We opted for one of the traditional rooms with a view over Cheltenham Racecourse which came with all the mod cons including a king-size bespoke Hypnos bed, feather duvet and pillows, Egyptian Cotton bedding, a large LCD television, iPod docking station, bathrooms with under-floor heating and loudspeakers linked to the television, Pengaligon’s Racquets Formula toiletries and—my favourite—luxurious white fluffy bathrobes!
But there was more to come; after dropping out bags off and taking a quick look around the property, RW and I stopped at The Great Hall for an afternoon tea of freshly baked scones and clotted cream.

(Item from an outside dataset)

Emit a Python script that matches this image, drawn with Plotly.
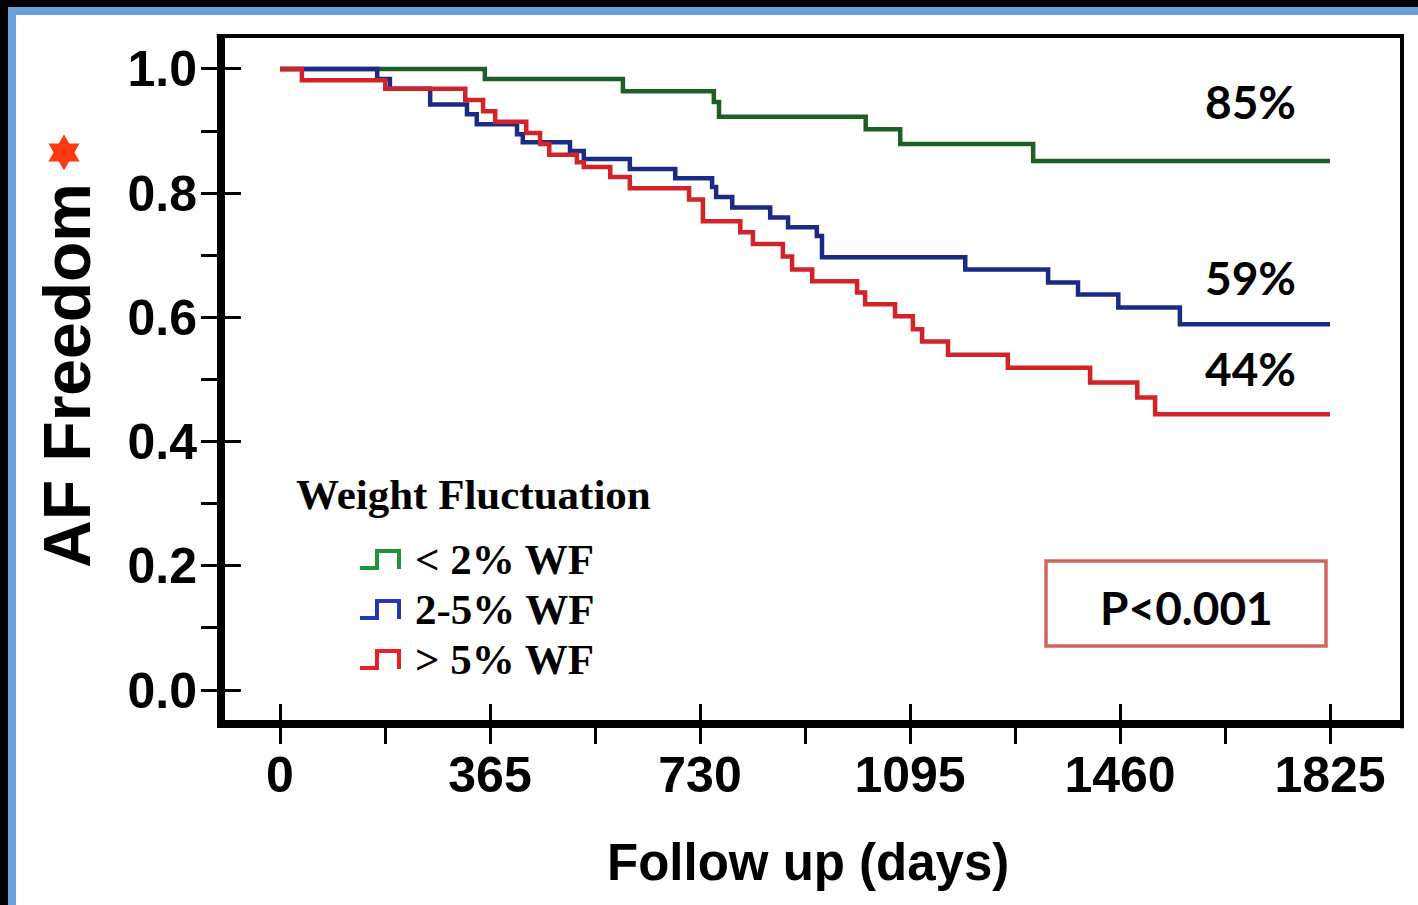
import plotly.graph_objects as go

W, H = 1418, 905

# Kaplan-Meier AF freedom by weight-fluctuation group: day of each step and estimate after it
green_days = [0, 356, 596, 754, 763, 1018, 1078, 1309, 1825]
green_surv = [1.0, 0.984, 0.964, 0.947, 0.923, 0.903, 0.879, 0.852, 0.852]

blue_days = [0, 169, 191, 261, 325, 342, 412, 422, 504, 528, 608, 687, 751, 758,
             786, 852, 883, 933, 942, 1191, 1335, 1387, 1457, 1564, 1825]
blue_surv = [1.0, 0.984, 0.968, 0.943, 0.927, 0.911, 0.895, 0.882, 0.868, 0.855,
             0.839, 0.824, 0.81, 0.794, 0.777, 0.761, 0.745, 0.731, 0.697, 0.677,
             0.656, 0.637, 0.616, 0.589, 0.589]

red_days = [0, 38, 183, 322, 353, 374, 428, 452, 468, 516, 528, 574, 608, 711, 735,
            800, 822, 874, 890, 925, 1003, 1017, 1069, 1100, 1116, 1161, 1265, 1408,
            1490, 1521, 1825]
red_surv = [1.0, 0.982, 0.968, 0.95, 0.932, 0.915, 0.897, 0.879, 0.862, 0.85, 0.842,
            0.826, 0.808, 0.79, 0.755, 0.737, 0.718, 0.698, 0.677, 0.658, 0.64, 0.621,
            0.602, 0.581, 0.561, 0.54, 0.519, 0.495, 0.471, 0.444, 0.444]

group_names = ["< 2% WF", "2-5% WF", "> 5% WF"]
line_colors = ["#1d5f27", "#1b2a84", "#d2232a"]
icon_colors = ["#1f9436", "#2437b4", "#e3232b"]
label_y = [0.947, 0.665, 0.517]

x_ticks = [0, 365, 730, 1095, 1460, 1825]
y_ticks = [0.0, 0.2, 0.4, 0.6, 0.8, 1.0]
y_tick_text = ["0.0", "0.2", "0.4", "0.6", "0.8", "1.0"]

X_RANGE = [-95.6, 1950.1]
Y_RANGE = [-0.0483, 1.0531]


def px(x):
    return x / W


def py(y):
    return 1 - y / H


SANS = "Liberation Sans"
SERIF = "Liberation Serif"
CAL = "Lato"

fig = go.Figure()

series = [(green_days, green_surv), (blue_days, blue_surv), (red_days, red_surv)]
for (days, surv), name, color in zip(series, group_names, line_colors):
    fig.add_trace(go.Scatter(
        x=days, y=surv, mode="lines", name=name,
        line=dict(color=color, width=4.5, shape="hv"),
        showlegend=False, hoverinfo="skip",
    ))

# empty traces that carry the overlay axes used for the inward half of the major ticks
fig.add_trace(go.Scatter(x=[], y=[], xaxis="x2", yaxis="y", showlegend=False, hoverinfo="skip"))
fig.add_trace(go.Scatter(x=[], y=[], xaxis="x", yaxis="y2", showlegend=False, hoverinfo="skip"))

x_dom = [225 / W, 1402 / W]
y_dom = [1 - 720 / H, 1 - 36 / H]
tick_font = dict(family=SANS, size=50, color="black", weight="bold")

fig.update_layout(
    width=W, height=H,
    margin=dict(l=0, r=0, t=0, b=0),
    paper_bgcolor="white", plot_bgcolor="white",
    xaxis=dict(
        domain=x_dom, range=X_RANGE, autorange=False,
        tickmode="array", tickvals=x_ticks, ticktext=[str(v) for v in x_ticks],
        ticks="outside", ticklen=16, tickwidth=3, tickcolor="black",
        minor=dict(tick0=0, dtick=182.5, ticks="outside", ticklen=16, tickwidth=3, tickcolor="black"),
        showline=True, linewidth=8, linecolor="black", ticklabelstandoff=-12,
        showgrid=False, zeroline=False, tickfont=tick_font, automargin=False,
    ),
    xaxis2=dict(
        overlaying="x", anchor="y", domain=x_dom, range=X_RANGE, autorange=False,
        tickmode="array", tickvals=x_ticks, ticks="inside", ticklen=16, tickwidth=3,
        tickcolor="black", showticklabels=False, showline=False, showgrid=False, zeroline=False,
    ),
    yaxis=dict(
        domain=y_dom, range=Y_RANGE, autorange=False,
        tickmode="array", tickvals=y_ticks, ticktext=y_tick_text,
        ticks="outside", ticklen=16, tickwidth=3, tickcolor="black",
        minor=dict(tick0=0, dtick=0.1, ticks="outside", ticklen=16, tickwidth=3, tickcolor="black"),
        showline=True, linewidth=8, linecolor="black", ticklabelstandoff=-6,
        showgrid=False, zeroline=False, tickfont=tick_font, automargin=False,
    ),
    yaxis2=dict(
        overlaying="y", anchor="x", side="left", domain=y_dom, range=Y_RANGE, autorange=False,
        tickmode="array", tickvals=y_ticks, ticks="inside", ticklen=16, tickwidth=3,
        tickcolor="black", showticklabels=False, showline=False, showgrid=False, zeroline=False,
    ),
)

shapes = [
    # page frame: black outer band with a blue inner rule along the top and left
    dict(type="rect", xref="paper", yref="paper", x0=0, x1=1, y0=py(7), y1=1,
         fillcolor="black", line=dict(width=0), layer="above"),
    dict(type="rect", xref="paper", yref="paper", x0=0, x1=px(8), y0=0, y1=1,
         fillcolor="black", line=dict(width=0), layer="above"),
    dict(type="rect", xref="paper", yref="paper", x0=px(8), x1=1, y0=py(15), y1=py(7),
         fillcolor="#6a9fd9", line=dict(width=0), layer="above"),
    dict(type="rect", xref="paper", yref="paper", x0=px(8), x1=px(16), y0=0, y1=py(7),
         fillcolor="#6a9fd9", line=dict(width=0), layer="above"),
    # thinner top and right sides of the plot box
    dict(type="line", xref="x domain", yref="y domain", x0=-0.007, x1=1.0017, y0=1, y1=1,
         line=dict(color="black", width=4)),
    dict(type="line", xref="x domain", yref="y domain", x0=1, x1=1, y0=-0.012, y1=1,
         line=dict(color="black", width=4)),
    # p-value box
    dict(type="rect", xref="paper", yref="paper", x0=px(1046), x1=px(1326), y0=py(646), y1=py(561),
         line=dict(color="#d0675f", width=3.5), fillcolor="rgba(0,0,0,0)"),
]

# six-pointed star beside the axis title
cx, cy, R = 64, 152.5, 18
hx, hy = 15.6, 9
up = [(cx, cy - R), (cx - hx, cy + hy), (cx + hx, cy + hy)]
dn = [(cx, cy + R), (cx - hx, cy - hy), (cx + hx, cy - hy)]
for tri in (up, dn):
    path = "M " + " L ".join(f"{px(a):.5f},{py(b):.5f}" for a, b in tri) + " Z"
    shapes.append(dict(type="path", xref="paper", yref="paper", path=path,
                       fillcolor="#ff3a12", line=dict(width=0)))

# step-shaped legend keys
LEG_TOP = 551
for i, color in enumerate(icon_colors):
    top = LEG_TOP + 50 * i
    bot = top + 18
    pts = [(360, bot - 1), (377, bot - 1), (377, top), (399, top), (399, bot)]
    path = "M " + " L ".join(f"{px(a):.5f},{py(b):.5f}" for a, b in pts)
    shapes.append(dict(type="path", xref="paper", yref="paper", path=path,
                       line=dict(color=color, width=4)))

fig.update_layout(shapes=shapes)

ann = [
    dict(text="AF Freedom", x=px(67), y=py(376), textangle=-90,
         font=dict(family=SANS, size=66, color="black", weight="bold")),
    dict(text="Follow up (days)", x=px(808), y=py(862),
         font=dict(family=SANS, size=51, color="black", weight="bold")),
    dict(text="Weight Fluctuation", x=px(294), y=py(494), xanchor="left",
         font=dict(family=SERIF, size=43, color="black", weight="bold")),
    dict(text="P&lt;0.001", x=px(1186), y=py(607),
         font=dict(family=CAL, size=46, color="black", weight="bold")),
]
for i, name in enumerate(group_names):
    ann.append(dict(text=name.replace("<", "&lt;").replace(">", "&gt;"),
                    x=px(413), y=py(LEG_TOP + 8 + 50 * i), xanchor="left",
                    font=dict(family=SERIF, size=43, color="black", weight="bold")))

for (days, surv), ly in zip(series, label_y):
    ann.append(dict(text=f"{round(surv[-1] * 100)}%", x=1686, y=ly, xref="x", yref="y",
                    font=dict(family=CAL, size=46, color="black", weight="bold")))

for a in ann:
    a.setdefault("xref", "paper")
    a.setdefault("yref", "paper")
    a.setdefault("xanchor", "center")
    a.setdefault("yanchor", "middle")
    a["showarrow"] = False
fig.update_layout(annotations=ann)

fig.write_html("out.html")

Easily one of the most breathtaking rooms at Ellenborough Park, The Great Hall originally formed a large part of the Main House and would have been a central feature around the lives of its medieval inhabitants.
As expected, the scones were light and fluffy (the plain and blueberry options were both delicious) and the clotted cream was also good, although not what I expected given it had the consistency almost of butter!
With our hunger satisfied, we set off to explore the surrounding countryside with a walk up along Cleeve Common, which is the largest single area of unimproved limestone grassland in Gloucestershire.
Despite it being the end of June, the air was quite
cool downright arctic and the winds were ferocious, almost blowing me off the hill.
More than 1000 people visit the Common on a busy weekend day with almost two-thirds local residents and almost three-quarters using the area regularly to walk or run.
With our limbs almost frozen, we jumped back into the car for a drive through the nearby town—stopping for a peek at Sudeley Castle as we drove past.
On the way back to the hotel we stumbled upon a sign for Belas Knap Long Barrow that indicated it was some kind of tourist destination. Although we didn’t know what it was, we decided to head off the road on foot to see if we could find it.
About 20 minutes later, after much confusion, a bit of exasperation, a grassy hill which prompted a ‘The Hills Are Alive’ rendition and a close encounter with some adorable black-faced sheep, we found the barrow—a 5500-year-old tomb.
Basically, prehistoric people used the barrow to bury their dead—the remains of at least 38 people were found within the barrow’s four chambers, with tests revealing they date back to between 3700 and 3600BC.
That’s right—before Christ! Who knew?!? It just looked like a giant cheese wheel missing a slice, or a Pac Man, if you ask me.
With tourist activities complete and having worked up an appetite racing all over the hills above Cheltenham, we settled in to enjoy the hotel’s four-course set menu for dinner, served in an intimate library off the larger oak-paneled Beaufort Dining Room.
The food was amazing (although I couldn’t take photos because it all seemed a bit posh) and the restaurant was home to the most impressive looking cheese cart I’ve ever come across. It was like a great barrel of cheeses.
And then it was time to say goodbye.
But before we left, Ross made sure I fulfilled one last long-held dream—to rug up in a pair of Hunter wellies and a coat and walk through the countryside (okay, it was mostly the grounds of the hotel, but we did race back over to Cleeve Common).
I was absolutely overjoyed; skipping along in my gumboots until I realised I was starting to overheat in my thick coat. But despite the skyrocketing temperatures (and the sweaty upper lip that may have appeared) I refused to take my coat off, opting instead to slow down and enjoy the fresh air and open spaces before we hit the highway back to the city and then on to Heathrow.
Then, with our walk over, it was back to reality and the cold hard realisation that not only did I need to re-pack my suitcase in the space of 30 minutes (and condense two suitcases of clothes into one suitcase under 30kg) but that my holiday was almost over.